What Oglethorpe planned for this child of his heart
Was that rum and slaves of it should not be a part,
But this wayward child would have her own way,
In spite of her mistakes she has made up to date,
Georgia is called of the South the Empire State.
She was the fifth of her sisters in secession to say,
"The Union she'd leave" when there was not fair play.
This child of famous men has sent her portion
From the "marshes of Glynn" to the Pacific Ocean.
Near Savannah, where Oglethorpe first planted his foot,
Ebenezer, the first orphanage, has taken firm root.
Another distinction, too, fair Georgia can claim
Is the first college for women, Wesleyan by name.
Towering intellects she reared in her Toombs and her Hills;
She can boast of her factories and her mills;
She has kept pace with her sisters in every movement
That tends to her children's uplift and improvement.
Now in heathen lands, across the deep waters,
Performing deeds of mercy are Georgia's sons and daughters.


[FORTS OF GEORGIA.]

Miss Francis Clarke.

Prize Essay of Girls' High School, Atlanta, Georgia, for the loving cup offered by Joseph Habersham Chapter, Daughters of the American Revolution.

The forts of Georgia, though for the most part hurriedly and roughly built for protection against Indian, Spaniards, Englishman, or Federal, have nevertheless been the scenes of the bravest defenses, of the most courageous deeds. In them probably more than anywhere else, the men of Georgia have shown their hardy spirits and distressing trials. Never has a Georgia fort been surrendered except from absolute necessity, though its protectors were weak from starvation.

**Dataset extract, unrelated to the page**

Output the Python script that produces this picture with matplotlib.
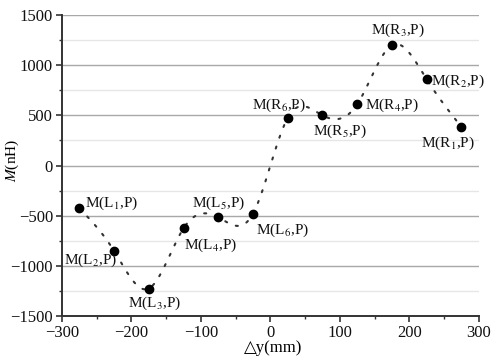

The first of the long list of five hundred forts that have been erected in Georgia is Fort Charles, on the northeastern coast of Georgia. It was built about 1562 by the direction of John Ribault, who with a party of Huguenots had come from France with the approval of Admiral Coligny, the Protestant leader at that time. Two years later the fort was abandoned, and there is now no sign to point out the spot where it once stood.